There weren’t many bright spots for fans of hard rock and heavy metal in the 2020 Rock and Roll Hall of Fame class, since Judas Priest, Motörhead, and Soundgarden were all shut out. A big exception was the inclusion of Nine Inch Nails. Trent Reznor was more surprised by this than just about anyone.
“I’m quite in shock,” he told Rolling Stone shortly after learning the news. “When I look back at how Nine Inch Nails are received, it always seems like we fall between the cracks or we’re not in this category or ‘that thing.’ I don’t know if it’s a defense mechanism, but I just assumed we’d stay in that category, so I’m pleasantly surprised to see us acknowledged. It feels pretty good.”
Nine Inch Nails have an enormous cult audience and continue to headline festivals and pack arenas whenever they tour, but the mainstream culture hasn’t paid them much attention since the mid-Nineties when The Downward Spiral introduced teens all over America to industrial music and Trent Reznor became an unlikely MTV star.
Weeks after the release of the “March of the Pigs” single in February 1994, the video even showed up on Beavis and Butt-Head’s TV screen. They spent much of the video banging their heads, commenting on Reznor’s “shiny pants,” and complaining that the “doesn’t it make you feel better” part was too soft. “This part of the song sucks,” said Butt-Head. “These guys need to just concentrate on rocking.”
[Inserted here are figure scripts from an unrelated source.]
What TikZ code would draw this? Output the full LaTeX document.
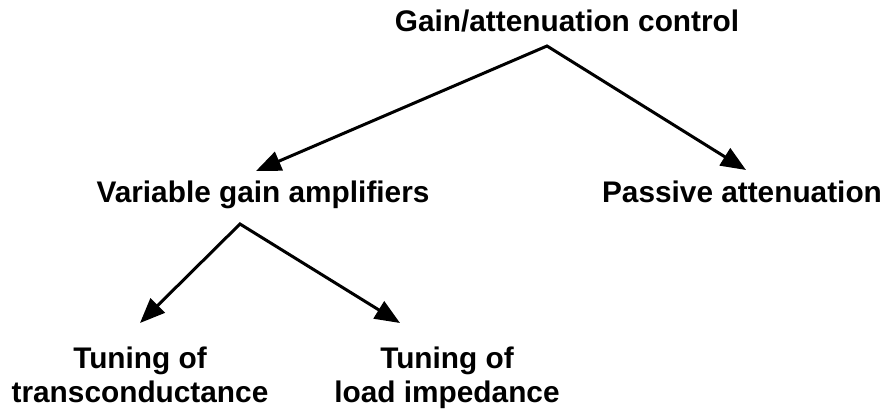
\documentclass[tikz,border=0pt]{standalone}
\usepackage{fontspec}
\setmainfont{Liberation Sans}
\usetikzlibrary{arrows.meta}
\begin{document}
\begin{tikzpicture}[x=1pt,y=-1pt,
  lbl/.style={font=\fontsize{29.8}{34}\selectfont\bfseries, inner sep=0pt, anchor=base, align=center},
  arr/.style={line width=3pt, line join=miter, {Triangle[length=25pt,width=20pt]}-{Triangle[length=25pt,width=20pt]}}]
\useasboundingbox (0,0) rectangle (885,411);
\node[lbl] (gain) at (567,32) {Gain/attenuation control};
\node[lbl] (vga) at (263,203) {Variable gain amplifiers};
\node[lbl] (pass) at (742,203) {Passive attenuation};
\node[lbl] (tgm) at (140,402) {Tuning of\\transconductance};
\node[lbl] (tload) at (447,402) {Tuning of\\load impedance};
\coordinate (top1) at (547,46);
\coordinate (endL1) at (256,171);
\coordinate (endR1) at (746,170);
\coordinate (top2) at (240,224);
\coordinate (endL2) at (140,323);
\coordinate (endR2) at (400,323);
\draw[arr] (endL1) -- (top1) -- (endR1);
\draw[arr] (endL2) -- (top2) -- (endR2);
\end{tikzpicture}
\end{document}
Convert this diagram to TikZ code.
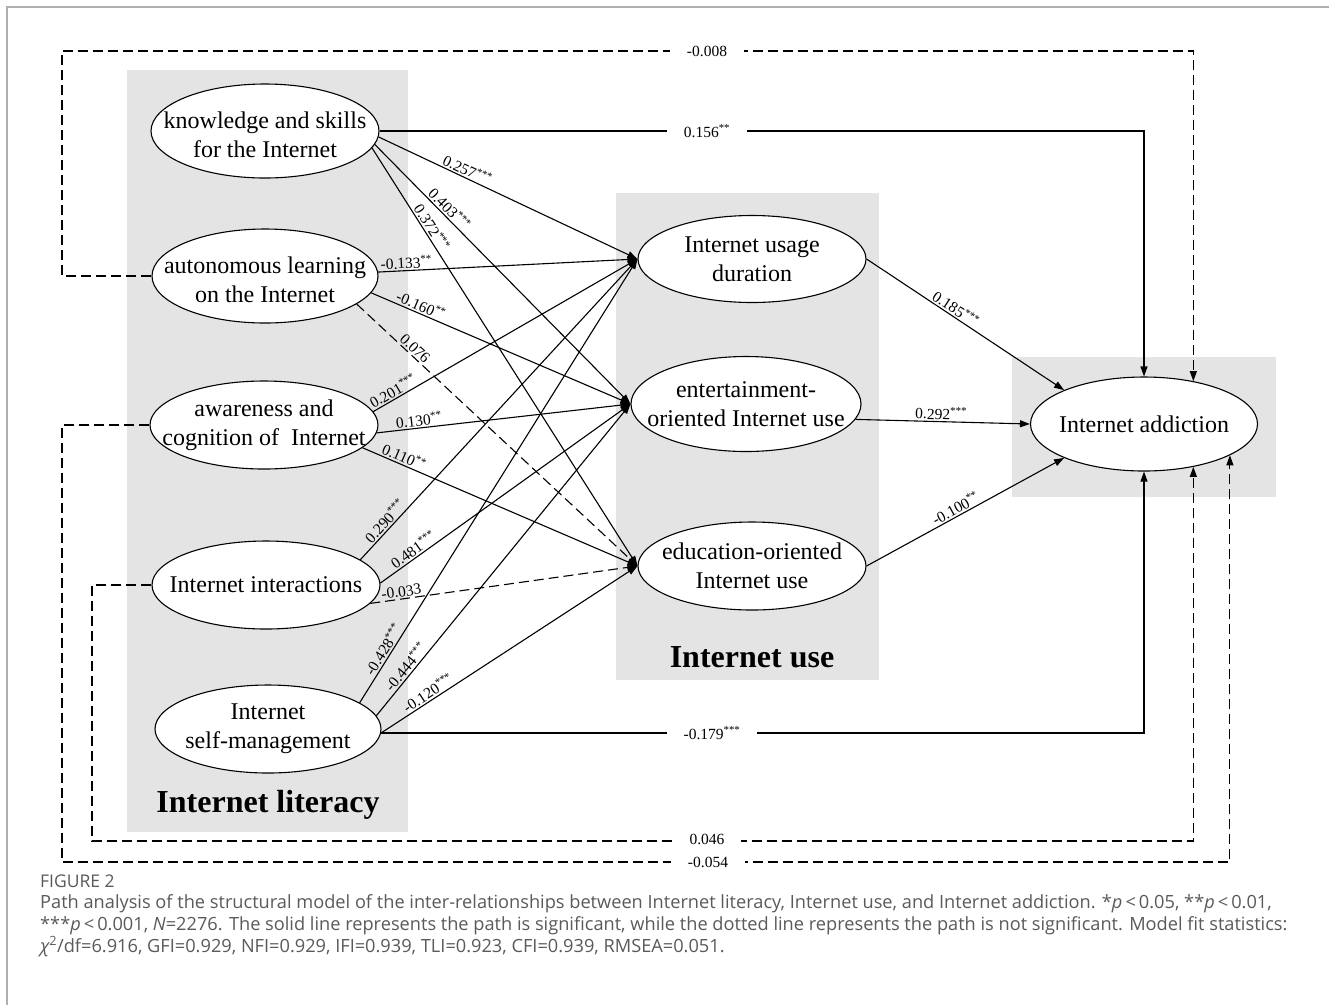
\documentclass[tikz,border=0pt]{standalone}
\usepackage{fontspec}
\setmainfont{Liberation Serif}
\newfontfamily\capfont{Open Sans}
\usetikzlibrary{shapes.geometric,arrows.meta}
\definecolor{boxgray}{RGB}{228,228,228}
\definecolor{capgray}{RGB}{90,90,90}
\definecolor{framegray}{RGB}{175,175,175}
\newcommand{\st}[1]{\textsuperscript{#1}}

\begin{document}
\begin{tikzpicture}[x=1pt,y=-1pt,
  var/.style={ellipse,draw,fill=white,line width=1.1pt,inner sep=0pt,minimum width=228pt,minimum height=90pt},
  vtext/.style={align=center,font=\fontsize{24}{29}\selectfont,inner sep=0pt},
  sig/.style={line width=1.1pt,-{Triangle[length=10pt,width=7pt]}},
  nsig/.style={sig,dash pattern=on 10pt off 5pt},
  lab/.style={font=\fontsize{15.5}{17}\selectfont,sloped,above,inner sep=1.5pt},
  lng/.style={font=\fontsize{15.5}{17}\selectfont,fill=white,inner xsep=17pt,inner ysep=2pt},
  ttl/.style={font=\fontsize{32}{36}\selectfont\bfseries},
  captext/.style={font=\capfont\fontsize{18.2}{22}\selectfont,text=capgray,inner sep=0pt,anchor=base west}]
  \useasboundingbox (0,0) rectangle (1329,1005);
  \fill[white] (0,0) rectangle (1329,1005);
  \draw[framegray,line width=1.5pt] (7,1005) -- (7,7) -- (1329,7);

  % shaded groups
  \fill[boxgray] (127,70) rectangle (408,832);
  \fill[boxgray] (616,193) rectangle (879,680);
  \fill[boxgray] (1012,357) rectangle (1276,497);
  \node[ttl] (littitle) at (268,805) {Internet literacy};
  \node[ttl] (usetitle) at (752,657) {Internet use};

  % variables
  \node[var,minimum height=94pt] (know) at (265,131) {};
  \node[vtext,yshift=-4pt] at (know) {knowledge and skills\\for the Internet};
  \node[var,minimum width=226pt,minimum height=94pt] (auto) at (265,276) {};
  \node[vtext,yshift=-4pt] at (auto) {autonomous learning\\on the Internet};
  \node[var,minimum height=88pt] (aware) at (264,425) {};
  \node[vtext] at (aware) {awareness and\\cognition of~ Internet};
  \node[var,minimum height=88pt] (inter) at (266,585) {};
  \node[vtext] at (inter) {Internet interactions};
  \node[var,minimum width=226pt,minimum height=88pt] (selfm) at (268,729) {};
  \node[vtext] at (selfm) {Internet\\self-management};

  \node[var,minimum height=87pt] (dur) at (752,259) {};
  \node[vtext] at (dur) {Internet usage\\duration};
  \node[var,minimum width=230pt,minimum height=95pt] (ent) at (746,404) {};
  \node[vtext] at (ent) {entertainment-\\oriented Internet use};
  \node[var,minimum height=88pt] (edu) at (752,566) {};
  \node[vtext] at (edu) {education-oriented\\Internet use};

  \node[var,minimum width=227pt,minimum height=94pt] (addict) at (1144,424) {};
  \node[vtext] at (addict) {Internet addiction};

  % literacy -> use
  \foreach \s/\t/\p/\l in {know.-3/dur/0.33/0.257\st{***}, know.-7/ent/0.27/0.403\st{***},
      know.-9/edu/0.20/0.372\st{***}, auto.2/dur/0.11/-0.133\st{**}, auto.-9/ent/0.18/-0.160\st{**},
      aware.7/dur/0.09/0.201\st{***}, aware.-4/ent/0.17/0.130\st{**}, aware.-13/edu/0.14/0.110\st{**},
      inter.15/dur/0.11/0.290\st{***}, inter.1/ent/0.15/0.481\st{***},
      selfm.16/dur/0.11/-0.428\st{***}, selfm.7/ent/0.14/-0.444\st{***}, selfm.-2/edu/0.20/-0.120\st{***}}
    \draw[sig] (\s) -- (\t.west) node[lab,pos=\p] {\l};
  \draw[nsig] (auto.-17) -- (edu.west) node[lab,pos=0.19] {0.076};
  \draw[nsig] (inter.-10) -- (edu.west) node[lab,pos=0.12] {-0.033};

  % use -> addiction
  \draw[sig] (dur.east) -- (addict.157) node[lab,pos=0.43] {0.185\st{***}};
  \draw[sig] (ent.-8) -- (addict.west) node[lab,pos=0.49] {0.292\st{***}};
  \draw[sig] (edu.east) -- (addict.203) node[lab,pos=0.47] {-0.100\st{**}};

  % direct paths
  \draw[sig] (know.east) -| (addict.north);
  \node[lng] (l156) at (707,131) {0.156\st{**}};
  \draw[sig] (selfm.-2) -| (addict.south);
  \node[lng] (l179) at (712,733) {-0.179\st{***}};
  \draw[nsig] (auto.west) -| (62,51) -| (addict.41.6);
  \node[lng] (l008) at (707,51) {-0.008};
  \draw[nsig] (inter.west) -| (92,841) -| (addict.-41.6);
  \node[lng] (l046) at (707,839) {0.046};
  \draw[nsig] (aware.west) -| (62,862) -| (addict.-20);
  \node[lng] (l054) at (708,862) {-0.054};

  % caption
  \node[captext,font=\capfont\fontsize{17.5}{21}\selectfont] (fig) at (40,887) {FIGURE 2};
  \node[captext] (cap1) at (40,908) {Path analysis of the structural model of the inter-relationships between Internet literacy, Internet use, and Internet addiction. *\textit{p}\,<\,0.05, **\textit{p}\,<\,0.01,};
  \node[captext] (cap2) at (40,930) {***\textit{p}\,<\,0.001, \textit{N}=2276. The solid line represents the path is significant, while the dotted line represents the path is not significant. Model fit statistics:};
  \node[captext] (cap3) at (40,952) {{\itshape χ}\textsuperscript{2}/df=6.916, GFI=0.929, NFI=0.929, IFI=0.939, TLI=0.923, CFI=0.939, RMSEA=0.051.};
\end{tikzpicture}
\end{document}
Reznor has come a long way since those days. He’s now the father to five children, an elder statesmen of rock and the creator of the some of the most acclaimed film scores in the past decade of cinema, even winning an Academy Award for his work on The Social Network. But at May’s Hall of Fame induction ceremony, the old Trent will come out when it’s time to play some of the classics. And Beavis and Butt-Head, wherever they are these days, will surely be delighted.